Only the lines from the start of the data to the line containing "24600, 24580, 24550, 24550]", both included, should be output, exactly and without pictures.
::::::
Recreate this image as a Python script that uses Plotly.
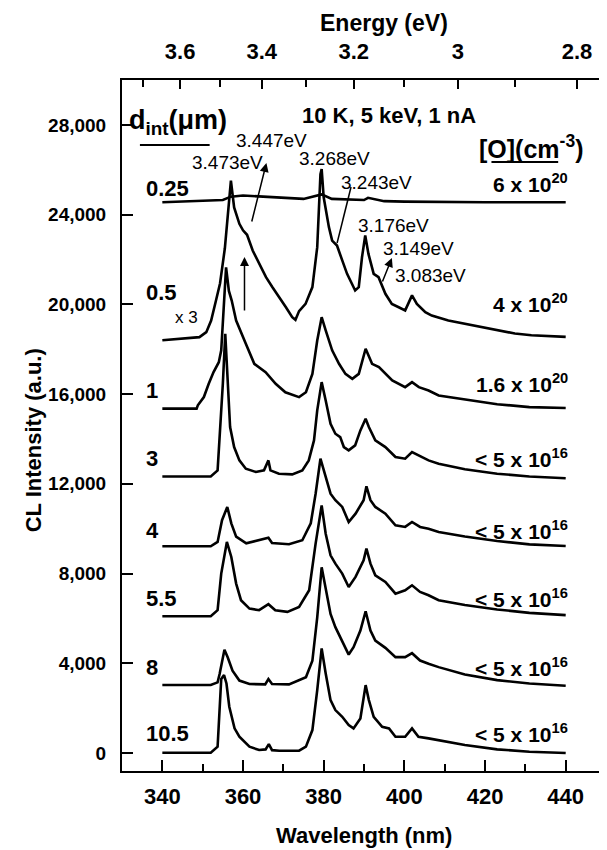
import plotly.graph_objects as go

# ---------------- data ----------------
wl_tick_vals = [340, 360, 380, 400, 420, 440]
wl_minor_vals = [350, 370, 390, 410, 430]
energy_tick_vals = [3.6, 3.4, 3.2, 3.0, 2.8]
energy_tick_text = ["3.6", "3.4", "3.2", "3", "2.8"]
energy_minor_vals = [3.7, 3.5, 3.3, 3.1, 2.9]
y_tick_vals = [0, 4000, 8000, 12000, 16000, 20000, 24000, 28000]

d_labels = ["0.25", "0.5", "1", "3", "4", "5.5", "8", "10.5"]
o_labels = ["6 x 10<sup>20</sup>", "4 x 10<sup>20</sup>", "1.6 x 10<sup>20</sup>",
            "< 5 x 10<sup>16</sup>", "< 5 x 10<sup>16</sup>", "< 5 x 10<sup>16</sup>",
            "< 5 x 10<sup>16</sup>", "< 5 x 10<sup>16</sup>"]

wl_025 = [340, 350, 355, 357, 360, 365, 370, 375, 379.5, 382, 390, 391, 395, 400, 420, 440]
int_025 = [24550, 24600, 24650, 24800, 24850, 24800, 24750, 24700, 24900, 24700, 24650, 24750,
           24600, 24580, 24550, 24550]

wl_05 = [340, 349.2, 350.9, 352.1, 353.3, 354.3, 355.5, 357.0, 357.8, 359.1, 360.0, 361.0, 362.4,
         364.0, 365.7, 367.3, 369.0, 370.6, 372.2, 373.0, 373.9, 375.5, 377.2, 378.4, 379.2, 379.5,
         380.0, 381.3, 382.1, 383.3, 384.6, 385.8, 387.0, 387.8, 388.7, 389.5, 390.3, 391.1, 392.4,
         393.6, 395.3, 396.9, 398.6, 400.2, 401.9, 403.1, 405.2, 406.8, 410.9, 415.0, 419.2, 423.3,
         427.4, 431.5, 435.7, 440]
int_05 = [18400, 18540, 18760, 19280, 20170, 20930, 22500, 25510, 24320, 23590, 23300, 23100, 22400,
          21810, 21210, 20760, 20320, 19880, 19430, 19310, 19700, 20020, 20770, 22550, 25800, 26030,
          24770, 23440, 22840, 22620, 21960, 21360, 20920, 20620, 20770, 22100, 23070, 22250, 21360,
          21210, 20470, 20020, 19870, 19730, 20400, 20020, 19650, 19500, 19280, 19140, 18990, 18840,
          18700, 18620, 18570, 18550]

wl_1 = [340, 348.5, 348.8, 350.3, 351.5, 352.7, 354.0, 354.6, 355.8, 356.5, 357.2, 358.3, 360.7,
        362.8, 365.6, 368.1, 370.5, 373.9, 375.6, 377.2, 378.4, 379.5, 380.5, 382.1, 383.8, 385.4,
        387.1, 388.7, 390.4, 392.0, 393.7, 397.0, 400.2, 401.9, 403.6, 406.0, 408.5, 415, 423, 431, 440]
int_1 = [15350, 15350, 15500, 15870, 16460, 16980, 17420, 17950, 21650, 20600, 20170, 19280, 18240,
         17350, 16980, 16460, 16080, 15865, 16080, 16900, 18390, 19430, 18840, 17950, 17350, 16900,
         16680, 16900, 18020, 17350, 17200, 16610, 16310, 16530, 16310, 16160, 15940, 15750, 15550,
         15420, 15380]

wl_3 = [340, 352, 353.7, 354.6, 355.0, 355.6, 356.2, 356.8, 357.8, 359.1, 360.7, 363.2, 365.2, 366.3,
        366.8, 368.9, 372.2, 374.7, 376.3, 377.6, 378.4, 379.5, 380.5, 381.7, 382.9, 384.1, 385.0,
        386.2, 387.8, 389.1, 390.4, 391.2, 392.8, 395.3, 397.8, 400.2, 401.9, 403.5, 406.0, 408.5,
        415, 423, 431, 440]
int_3 = [12330, 12330, 12600, 14970, 16460, 18690, 16460, 14530, 13640, 13045, 12674, 12526, 12600,
         13045, 12600, 12452, 12422, 12600, 13045, 13936, 15272, 16533, 15717, 14678, 14233, 14084,
         13639, 13491, 13713, 14381, 14901, 14530, 13936, 13639, 13194, 13120, 13416, 13268, 13045,
         12897, 12650, 12450, 12330, 12250]

wl_4 = [340, 352, 353.7, 354.8, 356.1, 357.1, 358.3, 360.8, 366.3, 367.2, 371.4, 374.7, 376.8, 378.0,
        379.2, 380.5, 381.7, 382.9, 384.6, 386.2, 387.9, 389.9, 390.6, 391.6, 392.8, 395.3, 397.8,
        400.2, 401.9, 403.9, 406.0, 408.5, 415, 423, 431, 440]
int_4 = [9216, 9216, 9410, 10380, 10970, 10240, 9645, 9350, 9600, 9365, 9306, 9484, 10240, 11560,
         13120, 12300, 11560, 11270, 10970, 10300, 10670, 11270, 11890, 11270, 10970, 10670, 10150,
         10080, 10300, 10080, 10000, 9855, 9650, 9450, 9300, 9230]

wl_55 = [340, 352, 353.7, 354.6, 356.0, 357.1, 358.3, 359.5, 361.6, 364.0, 366.3, 368.0, 371.0, 373.9,
         376.4, 378.0, 379.5, 380.5, 381.7, 382.9, 384.6, 386.2, 387.9, 389.9, 390.6, 391.6, 392.8,
         395.3, 397.8, 400.2, 401.9, 403.9, 406.0, 408.5, 415, 423, 431, 440]
int_55 = [6100, 6100, 6367, 8000, 9410, 8740, 7553, 6812, 6440, 6367, 6634, 6367, 6293, 6515, 7257,
          9335, 11040, 9777, 8813, 8442, 8000, 7400, 7850, 8590, 9110, 8442, 7923, 7626, 7107, 7256,
          7478, 7181, 7033, 6810, 6600, 6400, 6250, 6150]

wl_8 = [340, 352, 353.7, 354.2, 355.4, 356.2, 357.4, 359.1, 361.6, 365.5, 366.3, 367.2, 371.4, 375.6,
        377.2, 378.4, 379.5, 380.5, 381.7, 382.9, 384.6, 386.2, 387.4, 389.1, 390.4, 391.6, 392.8,
        395.3, 397.8, 400.2, 401.9, 403.9, 406.0, 408.5, 415, 423, 431, 440]
int_8 = [3030, 3030, 3150, 3520, 4600, 4270, 3670, 3230, 3080, 3060, 3300, 3080, 3060, 3380, 4120,
         6050, 8280, 7390, 6200, 5610, 5015, 4390, 4720, 5460, 6320, 5460, 5015, 4690, 4274, 4274,
         4450, 4125, 3980, 3830, 3500, 3250, 3100, 3000]

wl_105 = [340, 352, 353.7, 354.6, 355.3, 355.9, 356.6, 357.9, 359.1, 361.6, 364.0, 365.6, 366.4, 367.2,
          369.0, 371.4, 373.9, 375.6, 377.2, 378.4, 379.5, 380.5, 381.7, 382.9, 384.6, 386.2, 387.4,
          389.1, 390.4, 391.2, 392.4, 394.5, 396.2, 397.8, 400.2, 401.9, 403.5, 406.0, 408.5, 415,
          423, 431, 440]
int_105 = [15, 15, 282, 3300, 3473, 3100, 2063, 1100, 727, 282, 134, 163, 400, 130, 104, 104, 104,
           282, 1024, 2805, 4660, 3547, 2360, 1915, 1618, 1247, 1098, 1543, 3028, 2360, 1618, 1172,
           1098, 727, 727, 1098, 727, 653, 579, 356, 165, 60, 0]

curves_wl = [wl_025, wl_05, wl_1, wl_3, wl_4, wl_55, wl_8, wl_105]
curves_int = [int_025, int_05, int_1, int_3, int_4, int_55, int_8, int_105]

# ---------------- figure ----------------
# the page body has an 8 px margin, so the figure is made 8 px smaller and
# all reference positions (page pixels) are mapped through px()/py().
PAGE_OFF = 8
W, H = 607 - PAGE_OFF, 850 - PAGE_OFF
PLOT_L, PLOT_R, PLOT_T, PLOT_B = 122, 604, 80, 771      # plot frame in page pixels
L = PLOT_L - PAGE_OFF
T = PLOT_T - PAGE_OFF
R = W - (PLOT_R - PAGE_OFF)
B = H - (PLOT_B - PAGE_OFF)
PW, PH = PLOT_R - PLOT_L, PLOT_B - PLOT_T


def px(x):
    return (x - PLOT_L) / PW


def py(y):
    return (PLOT_B - y) / PH


FONT = "Liberation Sans, Arial, Helvetica, sans-serif"
fig = go.Figure()
for i, (xs, ys) in enumerate(zip(curves_wl, curves_int)):
    fig.add_trace(go.Scatter(x=xs, y=ys, mode="lines", line=dict(color="black", width=2.6),
                             xaxis="x2" if i == 0 else "x", showlegend=False, hoverinfo="skip"))

energy_pos = [1239.84 / e for e in energy_tick_vals]
energy_minor_pos = [1239.84 / e for e in energy_minor_vals]
xrange = [330, 449]

fig.update_layout(
    width=W, height=H, margin=dict(l=L, r=R, t=T, b=B),
    paper_bgcolor="white", plot_bgcolor="white",
    font=dict(family=FONT, color="black"),
    xaxis=dict(range=xrange, tickvals=wl_tick_vals, ticktext=[f"<b>{v}</b>" for v in wl_tick_vals],
               ticks="inside", ticklen=11, tickwidth=2, tickcolor="black", ticklabelstandoff=5,
               minor=dict(tickvals=wl_minor_vals, ticks="inside", ticklen=7, tickwidth=2, tickcolor="black"),
               showline=True, linewidth=2, linecolor="black", showgrid=False, zeroline=False,
               tickfont=dict(size=22, family=FONT)),
    xaxis2=dict(range=xrange, overlaying="x", side="top", anchor="y",
                tickvals=energy_pos, ticktext=[f"<b>{t}</b>" for t in energy_tick_text],
                ticks="inside", ticklen=9, tickwidth=2, tickcolor="black", ticklabelstandoff=10,
                minor=dict(tickvals=energy_minor_pos, ticks="inside", ticklen=7, tickwidth=2, tickcolor="black"),
                showline=True, linewidth=2, linecolor="black", showgrid=False, zeroline=False,
                tickfont=dict(size=22, family=FONT)),
    yaxis=dict(range=[-800, 30000], tickvals=y_tick_vals,
               ticktext=[f"<b>{v:,}</b>" for v in y_tick_vals],
               ticks="inside", ticklen=11, tickwidth=2, tickcolor="black", ticklabelstandoff=10,
               showline=True, linewidth=2, linecolor="black", mirror=True,
               showgrid=False, zeroline=False, tickfont=dict(size=19, family=FONT)),
)

ann = []
# axis titles
ann.append(dict(text="<b>Wavelength (nm)</b>", x=px(365), y=py(835), font=dict(size=22)))
ann.append(dict(text="<b>Energy (eV)</b>", x=px(385), y=py(23), font=dict(size=23)))
ann.append(dict(text="<b>CL Intensity (a.u.)</b>", x=px(33), y=py(440), textangle=-90, font=dict(size=22)))
ann.append(dict(text="<b>10 K, 5 keV, 1 nA</b>", x=px(390), y=py(115), font=dict(size=22)))
ann.append(dict(text="<b>d<sub>int</sub>(μm)</b>", x=px(127), y=py(122), xanchor="left", font=dict(size=27)))
ann.append(dict(text="<b>[O](cm<sup>-3</sup>)</b>", x=px(533), y=py(147), font=dict(size=25)))

# depth labels (left) and oxygen labels (right)
d_y = [188, 292, 390, 458, 530, 598, 667, 733]
o_y = [183, 303, 383, 458, 530, 598, 667, 733]
for lab, yy in zip(d_labels, d_y):
    ann.append(dict(text=f"<b>{lab}</b>", x=px(144), y=py(yy), xanchor="left", font=dict(size=22)))
for lab, yy in zip(o_labels, o_y):
    ann.append(dict(text=f"<b>{lab}</b>", x=px(572), y=py(yy), xanchor="right", font=dict(size=21)))
ann.append(dict(text="x 3", x=px(187), y=py(317), font=dict(size=17)))

# peak energy labels
for t, cx, cy in [("3.447eV", 272, 140), ("3.473eV", 228, 162), ("3.268eV", 335, 158),
                  ("3.243eV", 378, 182), ("3.176eV", 395, 225), ("3.149eV", 420, 248),
                  ("3.083eV", 432, 275)]:
    ann.append(dict(text=t, x=px(cx), y=py(cy), font=dict(size=19)))

# arrows
for hx, hy, tx, ty in [(267, 163, 252, 223), (393, 258, 383, 283), (245, 257, 245, 312)]:
    ann.append(dict(text="", x=px(hx), y=py(hy), ax=tx - hx, ay=ty - hy, showarrow=True,
                    arrowhead=2, arrowsize=1.2, arrowwidth=1.5, arrowcolor="black"))

for a in ann:
    a.setdefault("xref", "paper")
    a.setdefault("yref", "paper")
    a.setdefault("showarrow", False)
    a.setdefault("xanchor", "center")
    a.setdefault("yanchor", "middle")
    a["font"] = dict(family=FONT, color="black", **a.get("font", {}))
fig.update_layout(annotations=ann)

shapes = [
    dict(type="line", xref="paper", yref="paper", x0=px(352), y0=py(187), x1=px(338), y1=py(243),
         line=dict(color="black", width=1.5)),
    dict(type="line", xref="paper", yref="paper", x0=px(140), y0=py(145), x1=px(210), y1=py(145),
         line=dict(color="black", width=2)),
    dict(type="line", xref="paper", yref="paper", x0=px(493), y0=py(162), x1=px(560), y1=py(162),
         line=dict(color="black", width=2)),
]
fig.update_layout(shapes=shapes)

fig.write_html("out.html")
::::::
◆ **FINISHED TASK**:
Recreate this image as a Python script that uses Plotly.
import plotly.graph_objects as go

# ---------------- data ----------------
wl_tick_vals = [340, 360, 380, 400, 420, 440]
wl_minor_vals = [350, 370, 390, 410, 430]
energy_tick_vals = [3.6, 3.4, 3.2, 3.0, 2.8]
energy_tick_text = ["3.6", "3.4", "3.2", "3", "2.8"]
energy_minor_vals = [3.7, 3.5, 3.3, 3.1, 2.9]
y_tick_vals = [0, 4000, 8000, 12000, 16000, 20000, 24000, 28000]

d_labels = ["0.25", "0.5", "1", "3", "4", "5.5", "8", "10.5"]
o_labels = ["6 x 10<sup>20</sup>", "4 x 10<sup>20</sup>", "1.6 x 10<sup>20</sup>",
            "< 5 x 10<sup>16</sup>", "< 5 x 10<sup>16</sup>", "< 5 x 10<sup>16</sup>",
            "< 5 x 10<sup>16</sup>", "< 5 x 10<sup>16</sup>"]

wl_025 = [340, 350, 355, 357, 360, 365, 370, 375, 379.5, 382, 390, 391, 395, 400, 420, 440]
int_025 = [24550, 24600, 24650, 24800, 24850, 24800, 24750, 24700, 24900, 24700, 24650, 24750,
           24600, 24580, 24550, 24550]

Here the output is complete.